Does a suspect’s silence in response to investigators’ noncustodial questions trigger the Fifth Amendment privilege against self-incrimination? The answer is no according to the U.S. Supreme Court’s 5-4 decision Monday in Salinas v. Texas, No. 12-246, slip. op. 570 U.S. (June 17, 2013). Justice Samuel Alito, authoring the Court’s plurality opinion, held that criminal suspects must explicitly invoke their reliance on the Fifth Amendment for the privilege to apply. Silence alone is not sufficient. Notably, the Court’s holding affirms that a suspect’s precustodial silence can — and will — be used at trial to establish evidence of guilt. And that is precisely what happened to Genovevo Salinas, who is serving a 20-year sentence for murder. Here is what happened.

Police — investigating a double homicide — visited Salinas at his home to question him about the murder. Salinas was neither placed under arrest nor advised of his Miranda rights (warnings are generally required only when a suspect is under arrest or otherwise in police “custody”). In fact, he voluntarily accompanied police to the station for questioning. Salinas answered the majority of the police officer’s questions during his hour-long interview, but remained silent when asked whether ballistic testing would match his shotgun to shell casings recovered from the murder scene. During his subsequent murder trial, the prosecution offered Salinas’s selective silence during his police interview to prove his guilt. The jury found him guilty; Salinas appealed, arguing that the prosecution’s reliance on his silence violated his Fifth Amendment privilege.

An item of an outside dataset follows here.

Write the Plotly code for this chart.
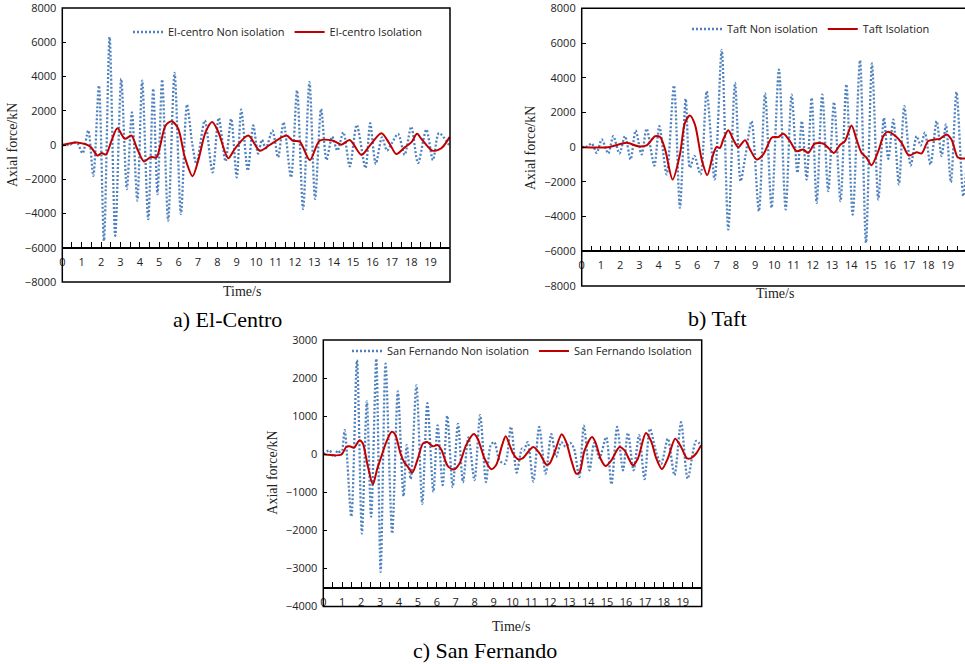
import plotly.graph_objects as go

# ---------------- data ----------------
# El-Centro
el_non_t = [0, 0.4, 0.6, 0.8, 1.05, 1.34, 1.6, 1.89, 2.15, 2.44, 2.73, 3.04, 3.33, 3.59, 3.87, 4.12, 4.43, 4.69,
            4.91, 5.15, 5.46, 5.79, 6.12, 6.43, 6.7, 6.92, 7.35, 7.75, 8.07, 8.42, 8.71, 9.0, 9.23, 9.57, 9.85,
            10.1, 10.3, 10.5, 10.84, 11.13, 11.41, 11.8, 12.11, 12.42, 12.75, 13.04, 13.35, 13.63, 13.92, 14.19,
            14.5, 14.83, 15.19, 15.64, 15.88, 16.17, 16.49, 16.75, 17.0, 17.32, 17.66, 18.0, 18.35, 18.78, 19.12,
            19.43, 19.95]
el_non_v = [0, 20, 150, 60, -480, 850, -1800, 3470, -5600, 6300, -5300, 3860, -2570, 1900, -3250, 3760, -4330, 3280,
            -2870, 3820, -4420, 4210, -4030, 2360, 100, -1100, 1430, -1600, 1580, -950, 1530, -1890, 2070, -1500, 1140,
            -500, 300, -200, 840, -720, 1330, -1890, 3190, -3740, 3670, -3150, 2110, -880, 490, -330,
            740, -1250, 1170, -1350, 1270, -1100, 450, -330, 100, 650, -570, 1070, -1050, 900, -880,
            690, 0]
el_iso_t = [0, 0.74, 1.43, 1.82, 2.03, 2.25, 2.54, 2.84, 3.23, 3.57, 3.83, 4.21, 4.55, 4.86, 5.03, 5.33, 5.64, 5.98,
            6.32, 6.72, 7.01, 7.39, 7.73, 8.04, 8.56, 8.9, 9.59, 10.19, 10.7, 11.56, 11.9, 12.25, 12.77, 13.28, 13.97,
            14.4, 14.83, 15.43, 15.86, 16.46, 16.89, 17.23, 17.66, 18.0, 18.3, 18.52, 19.09, 19.55, 19.98]
el_iso_v = [0, 150, -80, -620, -470, -560, 260, 980, 360, 550, -130, -960, -710, -710, -130, 1140, 1390, 950,
            -710, -1820, -910, 750, 1340, 790, -770, -220, 550, -330, 0, 550, 250, 200, -880, 250, 250,
            20, 290, -580, -40, 690, 60, -530, -140, 150, 650, 360, -330, -190, 460]

# Taft
tf_non_t = [0, 0.3, 0.52, 0.78, 1.04, 1.38, 1.64, 1.96, 2.25, 2.54, 2.8, 3.11, 3.37, 3.77, 4.03, 4.41, 4.79, 5.1,
            5.4, 5.62, 5.85, 6.17, 6.49, 6.9, 7.27, 7.61, 7.96, 8.25, 8.5, 8.82, 9.2, 9.52, 9.86, 10.24, 10.59,
            10.9, 11.2, 11.43, 11.68, 11.94, 12.2, 12.49, 12.8, 13.1, 13.44, 13.74, 14.07, 14.45, 14.76, 15.07,
            15.4, 15.69, 15.92, 16.18, 16.47, 16.75, 17.08, 17.39, 17.6, 17.82, 18.11, 18.43, 18.69, 18.91, 19.17,
            19.46, 19.81, 19.95]
tf_non_v = [0, 50, 210, -330, 440, -360, 630, -360, 630, -710, 960, -420, 1060, -1060, 1210, -1570, 3550, -3490,
            2780, -1190, -500, -1570, 3220, -1860, 5590, -4740, 3700, -1960, -500, 1500, -3690, 3090, -3490, 4470, -3590,
            3030, -1480, 1500, -1860, 2840, -3210, 3030, -2530, 2590, -3110, 3610, -3880, 5010, -5510, 4820,
            -3010, 1690, -670, 1590, -2150, 2360, -1060, 630, 100, 830, -1000, 1500, -520, 1310, -2020,
            3170, -2820, -1500]
tf_iso_t = [0, 1.38, 2.34, 2.94, 3.37, 3.81, 4.07, 4.33, 4.72, 5.1, 5.36, 5.62, 5.88, 6.23, 6.52, 6.8, 7.0, 7.18,
            7.35, 7.61, 7.87, 8.13, 8.48, 8.74, 9.08, 9.43, 9.86, 10.03, 10.2, 10.47, 10.81, 11.16, 11.5, 11.76,
            12.11, 12.54, 12.8, 13.1, 13.41, 13.67, 14.01, 14.27, 14.53, 14.79, 15.05, 15.4, 15.66, 15.88, 16.26,
            16.61, 16.99, 17.39, 17.65, 17.99, 18.34, 18.6, 18.94, 19.2, 19.52, 19.72, 19.95]
tf_iso_v = [0, 0, 250, 50, 100, 630, 580, -130, -1860, -420, 1400, 1820, 1300, -710, -1610, -520, 0, -40,
            440, 980, 440, 0, 400, -130, -710, -420, 540, 580, 580, 770, 350, -230, -130, -330,
            210, 210, -40, -330, 120, 350, 1250, 440, -330, -610, -1040, -230, 630, 880, 670,
            250, -480, -290, -360, 350, 440, 480, 730, 440, -580, -650, -650]

# San Fernando
sf_non_t = [0, 0.33, 0.56, 0.77, 0.95, 1.13, 1.48, 1.78, 2.04, 2.3, 2.53, 2.8, 3.03, 3.29, 3.64, 3.94, 4.24, 4.41,
            4.62, 4.92, 5.23, 5.5, 5.82, 6.04, 6.31, 6.55, 6.84, 7.12, 7.38, 7.67, 7.99, 8.29, 8.6, 8.85, 9.04,
            9.31, 9.6, 9.92, 10.22, 10.5, 10.6, 10.8, 11.1, 11.41, 11.75, 12.05, 12.3, 12.58, 12.8, 13.05, 13.25,
            13.53, 13.77, 14.07, 14.32, 14.6, 14.95, 15.23, 15.53, 15.84, 16.1, 16.4, 16.69, 16.98, 17.26, 17.6,
            17.86, 18.21, 18.56, 18.91, 19.26, 19.71, 20.0]
sf_non_v = [0, 100, -70, 100, 0, 630, -1640, 2470, -2080, 1390, -1640, 2510, -3090, 2380, -2080, 1650, -1100, 240,
            -650, 1810, -1300, 1340, -990, 760, -810, 1010, -860, 800, -730, 440, -680, 1030, -730, 240, 320,
            -160, -250, 720, -480, 150, 100, 320, -720, 720, -510, 530, -70, 320, 200, 300, 150,
            -600, 750, -420, 300, -100, 450, -790, 720, -420, 560, -420, 500, -650, 670, 40,
            -250, 410, -550, 840, -640, 350, 200]
sf_iso_t = [0, 0.95, 1.21, 1.39, 1.62, 1.92, 2.09, 2.36, 2.62, 2.85, 3.06, 3.33, 3.62, 3.8, 4.08, 4.29, 4.47, 4.7,
            5.0, 5.26, 5.49, 5.79, 6.05, 6.26, 6.58, 6.9, 7.2, 7.55, 7.95, 8.16, 8.52, 8.87, 9.13, 9.45, 9.64,
            9.85, 10.03, 10.29, 10.55, 10.82, 11.1, 11.44, 11.79, 11.96, 12.23, 12.6, 12.84, 13.11, 13.37, 13.55,
            13.81, 14.2, 14.38, 14.65, 14.92, 15.22, 15.66, 15.92, 16.19, 16.36, 16.63, 17.05, 17.33, 17.6, 17.9,
            18.21, 18.6, 18.91, 19.23, 19.44, 19.71, 19.97]
sf_iso_v = [0, -10, 190, 210, 170, 370, 280, -330, -790, -380, -70, 320, 590, 520, 20, -220, -330, -480,
            -110, 280, 320, 210, 240, 100, -310, -400, -240, 240, 530, 410, -110, -390, -290, 240, 470,
            240, 20, -130, -100, 60, 190, 20, -270, -240, 60, 525, 320, -160, -510, -460,
            100, 450, 320, -110, -310, -160, 190, 100, -160, -290, -110, 560, 340, -110, -390,
            -110, 410, 190, -110, -100, 20, 240]

x_tick_vals = list(range(20))
x_tick_text = [str(v) for v in x_tick_vals]

# ---------------- layout geometry ----------------
W, H = 965, 664
BLUE = "#4F81BD"
RED = "#C00000"
TICK_FONT = dict(family="Open Sans", size=11, color="#222")
SERIF = "Liberation Serif"


def px_x(p):
    return p / W


def px_y(p):
    return 1 - p / H


panels = [
    dict(name="El-centro", xd=[px_x(62.3), px_x(450)], yd=[px_y(282), px_y(8)], xr=[0, 20],
         yr=[-8000, 8000], dy=2000, xline=-6000,
         non=(el_non_t, el_non_v), iso=(el_iso_t, el_iso_v), leg=(128, 32),
         ytitle=(12, 145), xtitle=(242, 292), sub=("a) El-Centro", 227, 319), frame_x1=1),
    dict(name="Taft", xd=[px_x(581.7), 1.0], yd=[px_y(286), px_y(8.3)], xr=[0, (W - 581.7) / 19.26],
         yr=[-8000, 8000], dy=2000, xline=-6000,
         non=(tf_non_t, tf_non_v), iso=(tf_iso_t, tf_iso_v), leg=(687, 29),
         ytitle=(530, 148), xtitle=(775, 294), sub=("b) Taft", 717, 318), frame_x1=1.05),
    dict(name="San Fernando", xd=[px_x(323.3), px_x(701.7)], yd=[px_y(606.6), px_y(340)], xr=[0, 20],
         yr=[-4000, 3000], dy=1000, xline=-3500,
         non=(sf_non_t, sf_non_v), iso=(sf_iso_t, sf_iso_v), leg=(347, 351),
         ytitle=(271.7, 473), xtitle=(510.7, 626), sub=("c) San Fernando", 485, 650), frame_x1=1),
]

fig = go.Figure()
layout = dict(width=W, height=H, margin=dict(l=0, r=0, t=0, b=0),
              paper_bgcolor="white", plot_bgcolor="white", template="none",
              showlegend=True, annotations=[], shapes=[])

for i, p in enumerate(panels, start=1):
    sfx = "" if i == 1 else str(i)
    xa, ya = "x" + sfx, "y" + sfx
    leg = "legend" + sfx
    fig.add_trace(go.Scatter(x=p["non"][0], y=p["non"][1], mode="lines", name=p["name"] + " Non isolation",
                             line=dict(color=BLUE, width=2.3, dash="2px,2px", shape="spline", smoothing=0.8),
                             xaxis=xa, yaxis=ya, legend=leg))
    fig.add_trace(go.Scatter(x=p["iso"][0], y=p["iso"][1], mode="lines", name=p["name"] + " Isolation",
                             line=dict(color=RED, width=2, shape="spline", smoothing=0.8),
                             xaxis=xa, yaxis=ya, legend=leg))
    y0, y1 = p["yd"]
    pos = y0 + (p["xline"] - p["yr"][0]) / (p["yr"][1] - p["yr"][0]) * (y1 - y0)
    layout["xaxis" + sfx] = dict(domain=p["xd"], range=p["xr"], anchor="free", position=pos,
                                 showline=True, linecolor="black", linewidth=1.5,
                                 ticks="inside", ticklen=5, tickwidth=1, tickcolor="black",
                                 tickmode="array", tickvals=x_tick_vals, ticktext=x_tick_text,
                                 minor=dict(ticks="inside", tickmode="linear", tick0=0, dtick=0.5,
                                            ticklen=5, tickwidth=1, tickcolor="black"),
                                 ticklabelstandoff=4, tickfont=TICK_FONT, ticklabeloverflow="allow",
                                 showgrid=False, zeroline=False, fixedrange=True)
    layout["yaxis" + sfx] = dict(domain=p["yd"], range=p["yr"], anchor=xa, dtick=p["dy"], tick0=0,
                                 showline=False, ticks="inside", ticklen=4, tickcolor="black",
                                 ticklabelstandoff=5, tickfont=TICK_FONT, ticklabeloverflow="allow",
                                 showgrid=False, zeroline=False, fixedrange=True)
    layout["shapes"].append(dict(type="rect", xref=xa + " domain", yref=ya + " domain",
                                 x0=0, x1=p["frame_x1"], y0=0, y1=1,
                                 line=dict(color="black", width=1.5), fillcolor="rgba(0,0,0,0)", layer="above"))
    layout[leg] = dict(orientation="h", x=px_x(p["leg"][0]), y=px_y(p["leg"][1]), xanchor="left",
                       yanchor="middle", bgcolor="rgba(0,0,0,0)", font=dict(family="Open Sans", size=11, color="#222"),
                       itemwidth=30)
    layout["annotations"] += [
        dict(text="Axial force/kN", x=px_x(p["ytitle"][0]), y=px_y(p["ytitle"][1]), xref="paper", yref="paper",
             textangle=-90, showarrow=False, font=dict(family=SERIF, size=14, color="#222"),
             xanchor="center", yanchor="middle"),
        dict(text="Time/s", x=px_x(p["xtitle"][0]), y=px_y(p["xtitle"][1]), xref="paper", yref="paper",
             showarrow=False, font=dict(family=SERIF, size=14, color="#222"), xanchor="center", yanchor="middle"),
        dict(text=p["sub"][0], x=px_x(p["sub"][1]), y=px_y(p["sub"][2]), xref="paper", yref="paper",
             showarrow=False, font=dict(family=SERIF, size=22, color="black"), xanchor="center", yanchor="middle"),
    ]

fig.update_layout(**layout)
fig.write_html("out.html")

The U.S. Supreme Court disagreed and affirmed his conviction. The plurality held that in the context of a precustodial interview, a witness must — as a general rule — “assert the privilege to subsequently benefit from it.” A witness does not invoke the privilege by simply remaining silent. The holding resolved a split among lower courts over whether prosecutors at trial can comment on a defendant’s precustodial silence to prove guilt. As Salinas tells us, they can so long as the defendant did not expressly invoke the privilege prior to his silence.

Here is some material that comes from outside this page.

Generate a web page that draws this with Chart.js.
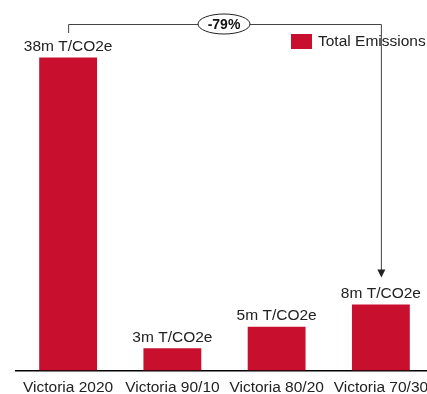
<!DOCTYPE html>
<html>
<head>
<meta charset="utf-8">
<script src="https://cdn.jsdelivr.net/npm/chart.js@4/dist/chart.umd.min.js"></script>
<style>
  html, body { margin: 0; padding: 0; background: #fff; overflow: hidden; }
  #wrap { width: 450px; height: 405px; position: relative; }
</style>
</head>
<body>
<div id="wrap"><canvas id="chart"></canvas></div>
<script>
let categories = ['Victoria 2020', 'Victoria 90/10', 'Victoria 80/20', 'Victoria 70/30'];
let emissions = [38, 2.7, 5.3, 8];
let valueLabels = ['38m T/CO2e', '3m T/CO2e', '5m T/CO2e', '8m T/CO2e'];
let seriesName = 'Total Emissions';
let changeLabel = '-79%';

let red = '#c8102e';
let font = '"Liberation Sans", Arial, sans-serif';

// value labels above each bar
let valueLabelPlugin = {
  id: 'valueLabels',
  afterDatasetsDraw(chart){
    let ctx = chart.ctx;
    let meta = chart.getDatasetMeta(0);
    ctx.save();
    ctx.font = '15.5px ' + font;
    ctx.fillStyle = '#222';
    ctx.textAlign = 'center';
    ctx.textBaseline = 'bottom';
    meta.data.forEach((bar, i) => {
      ctx.fillText(valueLabels[i], bar.x, bar.y - 3);
    });
    ctx.restore();
  }
};

// bracket with the -79% badge, plus the legend
let bracketPlugin = {
  id: 'bracket',
  afterDraw(chart){
    let ctx = chart.ctx;
    let meta = chart.getDatasetMeta(0);
    let first = meta.data[0];
    let last = meta.data[meta.data.length - 1];
    let lineY = 24;

    ctx.save();
    ctx.strokeStyle = '#444';
    ctx.lineWidth = 1;
    ctx.beginPath();
    ctx.moveTo(first.x + 0.5, 33);
    ctx.lineTo(first.x + 0.5, lineY + 0.5);
    ctx.lineTo(last.x + 0.5, lineY + 0.5);
    ctx.lineTo(last.x + 0.5, last.y - 30);
    ctx.stroke();

    // arrow head
    ctx.fillStyle = '#222';
    ctx.beginPath();
    ctx.moveTo(last.x + 0.5, last.y - 27);
    ctx.lineTo(last.x - 3.5, last.y - 35);
    ctx.lineTo(last.x + 4.5, last.y - 35);
    ctx.closePath();
    ctx.fill();

    // badge
    let bx = 224, by = lineY;
    ctx.beginPath();
    ctx.ellipse(bx, by, 26, 10, 0, 0, Math.PI * 2);
    ctx.fillStyle = '#fff';
    ctx.fill();
    ctx.strokeStyle = '#222';
    ctx.stroke();
    ctx.fillStyle = '#111';
    ctx.font = 'bold 14px ' + font;
    ctx.textAlign = 'center';
    ctx.textBaseline = 'middle';
    ctx.fillText(changeLabel, bx, by + 1);

    // legend
    ctx.fillStyle = red;
    ctx.fillRect(291, 34, 21, 15);
    ctx.fillStyle = '#222';
    ctx.font = '15.5px ' + font;
    ctx.textAlign = 'left';
    ctx.fillText(seriesName, 318, 42);
    ctx.restore();
  }
};

let ctx = document.getElementById('chart').getContext('2d');
let chart = new Chart(ctx, {
  type: 'bar',
  data: {
    labels: categories,
    datasets: [{
      label: seriesName,
      data: emissions,
      backgroundColor: red,
      categoryPercentage: 1,
      barPercentage: 0.555
    }]
  },
  options: {
    responsive: true,
    maintainAspectRatio: false,
    animation: false,
    layout: { padding: { left: 16, right: 17, top: 0, bottom: 0 } },
    plugins: {
      legend: { display: false },
      tooltip: { enabled: false }
    },
    scales: {
      x: {
        grid: { display: false, drawTicks: false },
        border: { display: true, color: '#000', width: 1.5 },
        ticks: {
          color: '#222',
          font: { family: font, size: 15.5 },
          padding: 8,
          maxRotation: 0,
          autoSkip: false
        }
      },
      y: {
        display: false,
        min: 0,
        max: 45
      }
    }
  },
  plugins: [valueLabelPlugin, bracketPlugin]
});
</script>
</body>
</html>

So, what should Salinas have done to “expressly invoke” his right to silence? The Court declined to propose any magic words that a witness must utter, noting that “no ritualistic formula is necessary to invoke the privilege.” Courts — as they currently must do in determining whether the privilege was properly asserted in a custodial interrogation — will need to decide the issue on a case-by-case and fact-by-fact basis. At a minimum, Salinas should have replaced his awkward silence with some verbal objection to answering the officer’s question.

The practical lessons offered by Salinas are narrow but are indeed important to the investigation and defense of white collar crimes. Witnesses should refuse voluntary requests to speak with police without counsel present. And white collar practitioners must advise their clients that selective silence in response to voluntary questioning will not secure Fifth Amendment protection. This issue may be of particular importance in the context of corporate investigations, where investigators conduct unannounced visits to employees’ homes in pursuit of incriminating evidence from voluntary interviews. Individuals must explicitly refuse to answer questions based on their Fifth Amendment right and expressly demand to have counsel present. Selective responsiveness could — as was the case in Salinas — be a recipe for guilt by silence.